**YOUR TASK**
Give the data below again exactly as it stands. Omit the pictures.

**DATA EXCERPT**
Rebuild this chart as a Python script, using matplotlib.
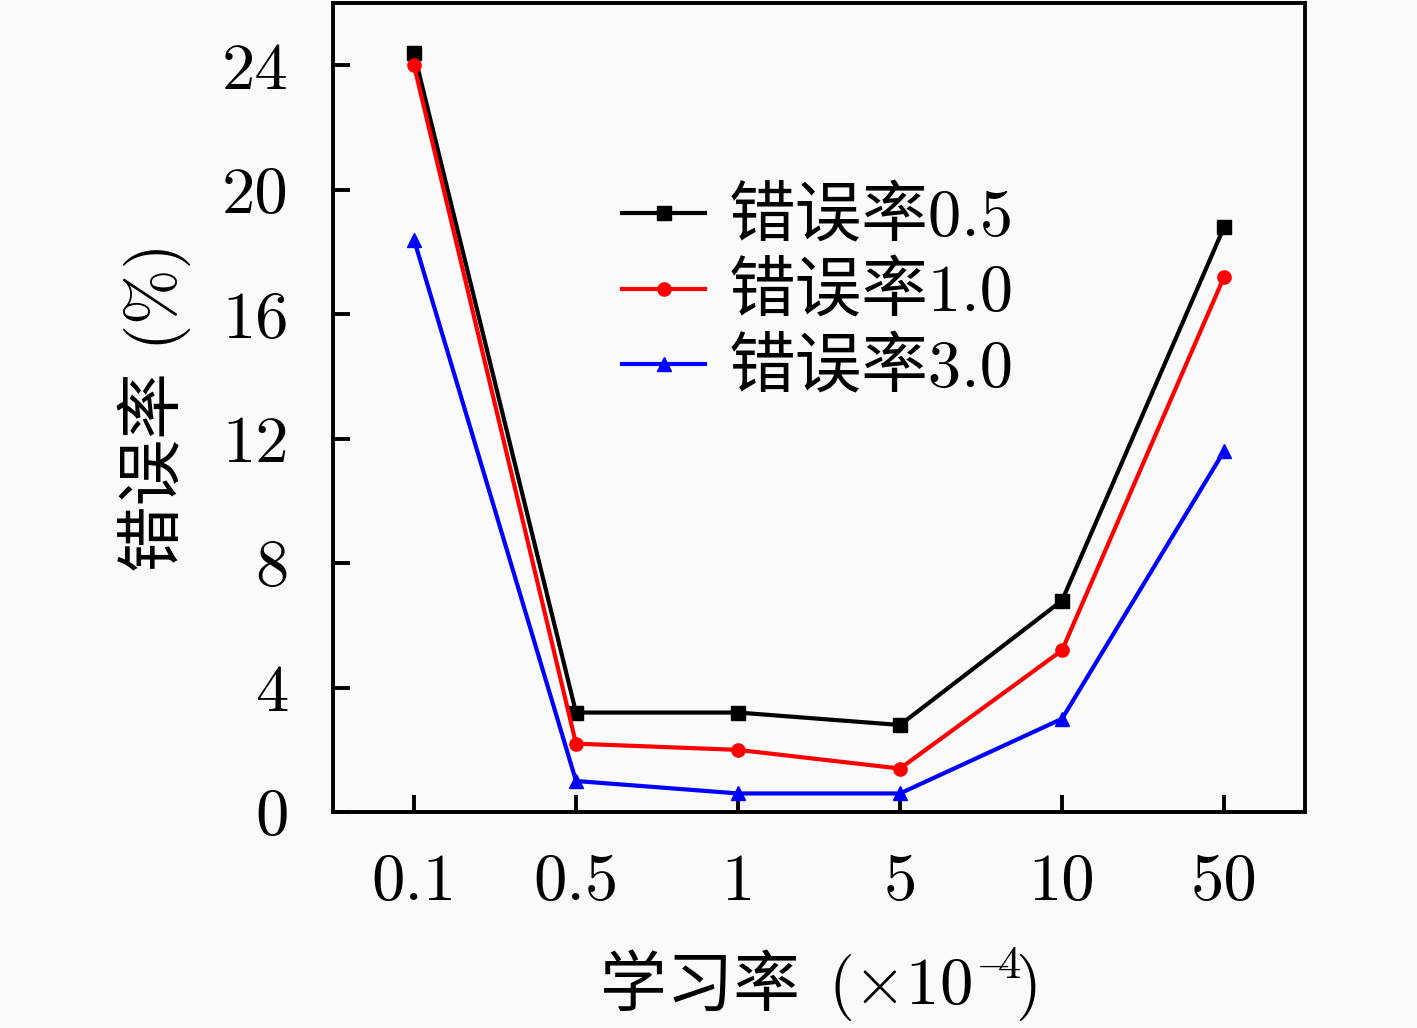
import matplotlib
matplotlib.use("Agg")
import matplotlib.pyplot as plt

categories = ["0.1", "0.5", "1", "5", "10", "50"]
err_05 = [24.4, 3.2, 3.2, 2.8, 6.8, 18.8]
err_10 = [24.0, 2.2, 2.0, 1.4, 5.2, 17.2]
err_30 = [18.4, 1.0, 0.6, 0.6, 3.0, 11.6]
labels = ["错误率0.5", "错误率1.0", "错误率3.0"]
yticks = [0, 4, 8, 12, 16, 20, 24]

fam = ['cmr10', 'Noto Sans CJK SC', 'DejaVu Sans']
plt.rcParams['font.family'] = fam
plt.rcParams['mathtext.fontset'] = 'cm'

bg = '#fafafa'
FS = 48
fig = plt.figure(figsize=(14.17, 10.28), dpi=100, facecolor=bg)
ax = fig.add_axes([0.235, 0.210, 0.686, 0.787], facecolor=bg)

x = list(range(len(categories)))
ax.plot(x, err_05, color='black', lw=3.0, marker='s', ms=9.5, label=labels[0])
ax.plot(x, err_10, color='red', lw=3.0, marker='o', ms=9.5, label=labels[1])
ax.plot(x, err_30, color='blue', lw=3.0, marker='^', ms=10.5, label=labels[2])

ax.set_xlim(-0.5, 5.5)
ax.set_ylim(0, 26)
ax.set_xticks(x)
ax.set_xticklabels(categories)
ax.set_yticks(yticks)
ax.set_yticklabels([str(v) for v in yticks])

for s in ax.spines.values():
    s.set_linewidth(2.8)
ax.tick_params(direction='in', length=12, width=2.8, labelsize=FS)
ax.tick_params(axis='x', pad=30)
ax.tick_params(axis='y', pad=32)

ax.set_ylabel('错误率 (%)', fontsize=FS, labelpad=22)

# x label: Chinese part + math part
fig.text(0.5646, 0.022, '学习率', fontsize=FS, ha='right', va='baseline')
fig.text(0.5843, 0.022, r'$(\times 10^{-\!\!4}\!)$', fontsize=FS, ha='left', va='baseline')

leg = ax.legend(loc='upper left', bbox_to_anchor=(0.27, 0.805), frameon=False,
                fontsize=FS, handlelength=1.25, handletextpad=0.35,
                labelspacing=0.2, borderaxespad=0)

fig.savefig('out.png', dpi=100, facecolor=bg)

**RESPONSE TO THIS TASK**
Rebuild this chart as a Python script, using matplotlib.
import matplotlib
matplotlib.use("Agg")
import matplotlib.pyplot as plt

categories = ["0.1", "0.5", "1", "5", "10", "50"]
err_05 = [24.4, 3.2, 3.2, 2.8, 6.8, 18.8]
err_10 = [24.0, 2.2, 2.0, 1.4, 5.2, 17.2]
err_30 = [18.4, 1.0, 0.6, 0.6, 3.0, 11.6]
labels = ["错误率0.5", "错误率1.0", "错误率3.0"]
yticks = [0, 4, 8, 12, 16, 20, 24]

fam = ['cmr10', 'Noto Sans CJK SC', 'DejaVu Sans']
plt.rcParams['font.family'] = fam
plt.rcParams['mathtext.fontset'] = 'cm'

bg = '#fafafa'
FS = 48
fig = plt.figure(figsize=(14.17, 10.28), dpi=100, facecolor=bg)
ax = fig.add_axes([0.235, 0.210, 0.686, 0.787], facecolor=bg)

x = list(range(len(categories)))
ax.plot(x, err_05, color='black', lw=3.0, marker='s', ms=9.5, label=labels[0])
ax.plot(x, err_10, color='red', lw=3.0, marker='o', ms=9.5, label=labels[1])
ax.plot(x, err_30, color='blue', lw=3.0, marker='^', ms=10.5, label=labels[2])

ax.set_xlim(-0.5, 5.5)
ax.set_ylim(0, 26)
ax.set_xticks(x)
ax.set_xticklabels(categories)
ax.set_yticks(yticks)
ax.set_yticklabels([str(v) for v in yticks])

for s in ax.spines.values():
    s.set_linewidth(2.8)
ax.tick_params(direction='in', length=12, width=2.8, labelsize=FS)
ax.tick_params(axis='x', pad=30)
ax.tick_params(axis='y', pad=32)

ax.set_ylabel('错误率 (%)', fontsize=FS, labelpad=22)

# x label: Chinese part + math part
fig.text(0.5646, 0.022, '学习率', fontsize=FS, ha='right', va='baseline')
fig.text(0.5843, 0.022, r'$(\times 10^{-\!\!4}\!)$', fontsize=FS, ha='left', va='baseline')

leg = ax.legend(loc='upper left', bbox_to_anchor=(0.27, 0.805), frameon=False,
                fontsize=FS, handlelength=1.25, handletextpad=0.35,
                labelspacing=0.2, borderaxespad=0)

fig.savefig('out.png', dpi=100, facecolor=bg)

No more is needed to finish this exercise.